The telcos have received something like 200 Billion dollars from taxpayers and customers to build out the broadband network (not the lame one we have in the US right now, where my 6Mbps DSL link is one of the fastest things around, but the one they promised Congress to build ten years ago that connects most households with 45Mbps glass fiber links). And we, the customers, pay a lot (if compared to other nations like France, Korea, or Germany) for those rather narrow “broadband” links.

But apparently all this isn’t enough. The telcos now want to charge content providers for use of “the cloud” as well. So not only does the end customer pay his or her ISP and telco, and the service provider pay their ISP and telco, they also want to charge for the passage rights in the middle - literally changing the Internet into a set of toll roads.

No wonder that Google is rumored to build it’s own “Internet”.

But if you look at it, this is just another continuation of a trend of companies who are trying to kill progress that threatens their business. Whether it’s Hollywood trying to prevent the VCR, the RIAA and MPAA trying to prevent a digital business model for media delivery, or the telcos trying to prevent growth of online businesses that threaten their voice quasi-monopoly - looking for ways to derail a competitor and disruptor is not a new thing to happen.

But the community that has formed around these online business and online use models must stand up and fight against attempts to derail innovation. If the telcos succeed that will be the end of the Internet as we know it today. And that has brought us so many valuable innovations (like open source, for example), that we clearly want to keep it free to all, as it is today.

Google’s subpoena is a sign of some of the downside of their server centric approach…

A lot has been written (like at the Mercury News or at Forbes) and said (for example at NPR) about the subpoena that Google refuses to follow, that asks them to hand over data on searches to the US government. Most articles wonder if the US government is overstepping its rights by demanding these data, but the Washington Post, among others, point out another angle of this story that I find equally interesting (and a little less scary for a non-citizen, living in the US, to discuss in his public blog (or for that matter, in any private phone call, as the NSA scandal tells us)):

If we follow Google’s vision of web based computing, where all your data resides on Google’s server and you use a browser to get access to your data. Whether it’s Gmail or Google Analytics - things that are inherently yours and at least some of which might be private, are suddenly not only not in your direct control, but more importantly are conveniently pooled at one place with similar data of many others for “easy” access to interested parties. Be it the government, be it hackers, be it a profit oriented enterprise looking for new ways to woo advertisers.

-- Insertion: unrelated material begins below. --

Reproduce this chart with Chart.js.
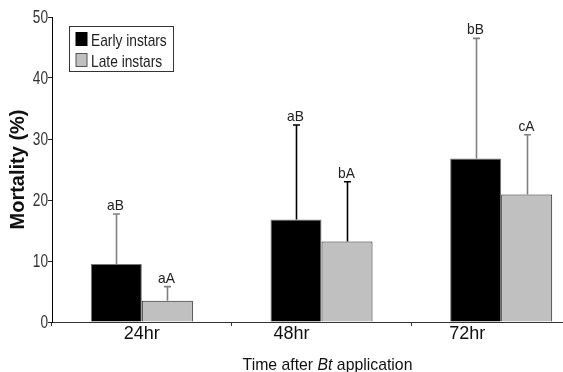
<!DOCTYPE html>
<html><head><meta charset="utf-8">
<script src="https://cdn.jsdelivr.net/npm/chart.js@4"></script>
<style>
html,body{margin:0;padding:0;overflow:hidden;background:#fff;}
#wrap{position:relative;width:591px;height:372px;}
</style></head><body>
<div id="wrap"><canvas id="c"></canvas></div>
<script>
const categories = ['24hr', '48hr', '72hr'];
const seriesNames = ['Early instars', 'Late instars'];
const earlyValues = [9.5, 16.8, 26.8];
const lateValues = [3.5, 13.2, 20.9];
const earlyErrors = [8.2, 15.5, 19.7];
const lateErrors = [2.3, 9.8, 9.8];
const earlyLetters = ['aB', 'aB', 'bB'];
const lateLetters = ['aA', 'bA', 'cA'];
const yAxisTitle = 'Mortality (%)';
const xAxisTitleParts = [['Time after ', false], ['Bt', true], [' application', false]];

const SANS = '"Liberation Sans", Arial, sans-serif';
const errColors = ['#808080', '#000000', '#808080'];
const tickLabelShift = [0, -30, -34];

function narrowText(ctx, text, x, y, k, align) {
  const w = ctx.measureText(text).width * k;
  let dx = 0;
  if (align === 'right') dx = -w;
  else if (align === 'center') dx = -w / 2;
  ctx.save();
  ctx.translate(x + dx, y);
  ctx.scale(k, 1);
  ctx.textAlign = 'left';
  ctx.fillText(text, 0, 0);
  ctx.restore();
  return w;
}

const errorBarPlugin = {
  id: 'errbars',
  afterDatasetsDraw(chart) {
    const ctx = chart.ctx, ys = chart.scales.y;
    chart.data.datasets.forEach((ds, di) => {
      const meta = chart.getDatasetMeta(di);
      meta.data.forEach((bar, i) => {
        const top = ys.getPixelForValue(ds.data[i] + ds.errors[i]);
        const x = Math.round(bar.x) + 0.5;
        ctx.save();
        ctx.strokeStyle = errColors[i];
        ctx.lineWidth = 1.6;
        ctx.beginPath();
        ctx.moveTo(x, bar.y);
        ctx.lineTo(x, top);
        ctx.moveTo(x - 3.5, top);
        ctx.lineTo(x + 3.5, top);
        ctx.stroke();
        ctx.fillStyle = '#222';
        ctx.font = '15px ' + SANS;
        ctx.textBaseline = 'alphabetic';
        narrowText(ctx, ds.letters[i], x - 1, top - 4, 0.92, 'center');
        ctx.restore();
      });
    });
  }
};

const decorPlugin = {
  id: 'decor',
  afterDraw(chart) {
    const ctx = chart.ctx, a = chart.chartArea, xs = chart.scales.x, ys = chart.scales.y;
    ctx.save();
    // y tick labels (narrow)
    ctx.fillStyle = '#333';
    ctx.font = '18px ' + SANS;
    ctx.textBaseline = 'middle';
    ys.ticks.forEach(t => {
      narrowText(ctx, String(t.value), a.left - 4, ys.getPixelForValue(t.value) + 1, 0.76, 'right');
    });
    // x tick labels
    ctx.fillStyle = '#111';
    ctx.font = '18px ' + SANS;
    ctx.textAlign = 'center';
    ctx.textBaseline = 'middle';
    chart.data.labels.forEach((lab, i) => {
      ctx.fillText(lab, xs.getPixelForValue(i) + tickLabelShift[i], a.bottom + 12);
    });
    // x axis title with italic Bt
    let total = 0;
    const parts = xAxisTitleParts.map(([t, it]) => {
      ctx.font = (it ? 'italic ' : '') + '17px ' + SANS;
      const w = ctx.measureText(t).width * 0.93;
      total += w;
      return [t, it, w];
    });
    let x = (a.left + a.right) / 2 + 6 - total / 2;
    ctx.textBaseline = 'alphabetic';
    parts.forEach(([t, it, w]) => {
      ctx.font = (it ? 'italic ' : '') + '17px ' + SANS;
      narrowText(ctx, t, x, a.bottom + 48, 0.93, 'left');
      x += w;
    });
    // legend
    const x0 = Math.round(a.left + 17) + 0.5, y0 = Math.round(a.top + 9) + 0.5;
    ctx.font = '17px ' + SANS;
    const k = 0.81;
    let tw = 0;
    chart.data.datasets.forEach(ds => { tw = Math.max(tw, ctx.measureText(ds.label).width * k); });
    const bw = Math.round(22 + tw + 6), bh = 45;
    ctx.fillStyle = '#fff';
    ctx.fillRect(x0, y0, bw, bh);
    ctx.strokeStyle = '#333';
    ctx.lineWidth = 1;
    ctx.strokeRect(x0, y0, bw, bh);
    chart.data.datasets.forEach((ds, i) => {
      const ry = y0 + 6 + i * 21;
      ctx.fillStyle = ds.backgroundColor;
      ctx.fillRect(x0 + 6.5, ry, 11, 13);
      ctx.strokeStyle = i === 0 ? '#000' : '#555';
      ctx.strokeRect(x0 + 6.5, ry, 11, 13);
      ctx.fillStyle = '#222';
      ctx.textBaseline = 'alphabetic';
      narrowText(ctx, ds.label, x0 + 21.5, ry + 13, k, 'left');
    });
    ctx.restore();
  }
};

new Chart(document.getElementById('c'), {
  type: 'bar',
  data: {
    labels: categories,
    datasets: [
      { label: seriesNames[0], data: earlyValues, errors: earlyErrors, letters: earlyLetters,
        backgroundColor: '#000000', borderColor: '#777777', borderWidth: 1 },
      { label: seriesNames[1], data: lateValues, errors: lateErrors, letters: lateLetters,
        backgroundColor: '#c0c0c0', borderColor: '#222222', borderWidth: 1 }
    ]
  },
  options: {
    responsive: true,
    maintainAspectRatio: false,
    animation: false,
    devicePixelRatio: 1,
    layout: { padding: { top: 17, left: 0, right: 0, bottom: 0 } },
    datasets: { bar: { barPercentage: 1.0, categoryPercentage: 0.568 } },
    plugins: { legend: { display: false }, tooltip: { enabled: false } },
    scales: {
      x: {
        offset: true,
        grid: { display: true, drawOnChartArea: false, drawTicks: true, tickLength: 4, color: '#333', offset: true },
        border: { display: true, color: '#333', width: 1 },
        ticks: { display: false },
        afterFit(scale) { scale.height = 50; }
      },
      y: {
        min: 0, max: 50,
        ticks: { stepSize: 10, display: false },
        grid: { display: true, drawOnChartArea: false, drawTicks: true, tickLength: 4, color: '#222' },
        border: { display: true, color: '#000', width: 1 },
        title: { display: true, text: yAxisTitle, color: '#111', padding: { top: 6, bottom: 0 },
                 font: { family: SANS, size: 20, weight: 'bold' } },
        afterFit(scale) { scale.width = 52; }
      }
    }
  },
  plugins: [errorBarPlugin, decorPlugin]
});
</script>
</body></html>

Yes, not having your data locally solves some issues. You don’t have to worry about backups (assuming they do a good job at the service provider - oh, btw, since you don’t pay for the service and don’t really have a contract for it - do you really understand how diligent they are about backups? - and have you noticed that for some off the services you cannot make a local backup of the data, your data, even if you were so inclined?). You can access your data from almost any computer almost anywhere, the services are actually quite functional, well designed and sleek (I’m bothered to admit that I am using Google Analytics myself for my personal blog and likely soon for this one as well - it’s functional and provides you lots of insight into your audience; much more than the freely available local analysis packages that I have found).

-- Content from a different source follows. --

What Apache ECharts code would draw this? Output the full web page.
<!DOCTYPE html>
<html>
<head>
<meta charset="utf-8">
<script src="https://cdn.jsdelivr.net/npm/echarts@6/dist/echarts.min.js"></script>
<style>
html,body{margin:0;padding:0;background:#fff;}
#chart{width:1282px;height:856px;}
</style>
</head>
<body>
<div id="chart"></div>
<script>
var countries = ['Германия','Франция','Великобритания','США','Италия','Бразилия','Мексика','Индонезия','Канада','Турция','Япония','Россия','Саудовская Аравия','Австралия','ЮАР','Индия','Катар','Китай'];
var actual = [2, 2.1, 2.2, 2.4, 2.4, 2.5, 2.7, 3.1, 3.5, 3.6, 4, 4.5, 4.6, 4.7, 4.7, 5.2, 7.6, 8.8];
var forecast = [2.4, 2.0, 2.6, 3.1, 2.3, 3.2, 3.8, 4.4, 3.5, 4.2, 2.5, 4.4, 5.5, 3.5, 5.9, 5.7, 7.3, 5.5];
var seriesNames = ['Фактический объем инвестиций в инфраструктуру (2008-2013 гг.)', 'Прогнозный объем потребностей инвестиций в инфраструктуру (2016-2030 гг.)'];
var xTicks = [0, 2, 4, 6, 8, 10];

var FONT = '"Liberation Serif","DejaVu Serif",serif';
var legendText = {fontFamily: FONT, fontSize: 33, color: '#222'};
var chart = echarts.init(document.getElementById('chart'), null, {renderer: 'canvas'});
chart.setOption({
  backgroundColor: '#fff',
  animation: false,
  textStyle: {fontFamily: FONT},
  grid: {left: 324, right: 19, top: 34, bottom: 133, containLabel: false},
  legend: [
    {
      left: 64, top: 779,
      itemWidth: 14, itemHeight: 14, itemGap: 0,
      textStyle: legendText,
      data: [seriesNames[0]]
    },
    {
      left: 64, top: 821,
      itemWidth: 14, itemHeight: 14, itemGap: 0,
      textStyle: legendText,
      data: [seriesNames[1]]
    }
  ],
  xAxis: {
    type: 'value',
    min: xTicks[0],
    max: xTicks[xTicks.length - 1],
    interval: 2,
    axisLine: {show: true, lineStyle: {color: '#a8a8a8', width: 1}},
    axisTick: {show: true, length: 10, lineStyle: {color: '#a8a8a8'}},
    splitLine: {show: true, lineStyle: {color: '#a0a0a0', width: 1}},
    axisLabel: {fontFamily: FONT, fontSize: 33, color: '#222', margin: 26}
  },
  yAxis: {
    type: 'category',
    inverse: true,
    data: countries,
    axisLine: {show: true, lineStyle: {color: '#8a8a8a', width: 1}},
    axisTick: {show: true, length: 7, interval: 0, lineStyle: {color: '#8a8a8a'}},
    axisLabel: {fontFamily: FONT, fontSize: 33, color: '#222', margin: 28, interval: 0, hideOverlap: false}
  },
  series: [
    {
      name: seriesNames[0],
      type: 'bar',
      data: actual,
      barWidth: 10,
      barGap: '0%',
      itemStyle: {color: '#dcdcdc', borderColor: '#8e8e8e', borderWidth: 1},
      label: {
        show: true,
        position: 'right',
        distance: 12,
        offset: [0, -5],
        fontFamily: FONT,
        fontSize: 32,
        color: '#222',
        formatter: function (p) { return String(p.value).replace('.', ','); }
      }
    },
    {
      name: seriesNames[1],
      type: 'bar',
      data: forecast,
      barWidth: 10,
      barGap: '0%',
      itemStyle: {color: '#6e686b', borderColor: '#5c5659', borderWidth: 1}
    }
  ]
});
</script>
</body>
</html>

Still, I’d really prefer to have my data local. To control my own backup schedule. To not have to trust a corporation to keep my private and personal information just that, private and personal. I’m always amused when Microsoft Money asks me if I want to store my data on Microsoft’s website (well, it’s not really asking - it’s actually trying to force me to do that, as some functionality is restricted if you don’t want to hand all of your personal financial data, including credit card numbers and investment activities, to Microsoft…)

Call me old fashioned, but I like the illusion that my data is actually mine.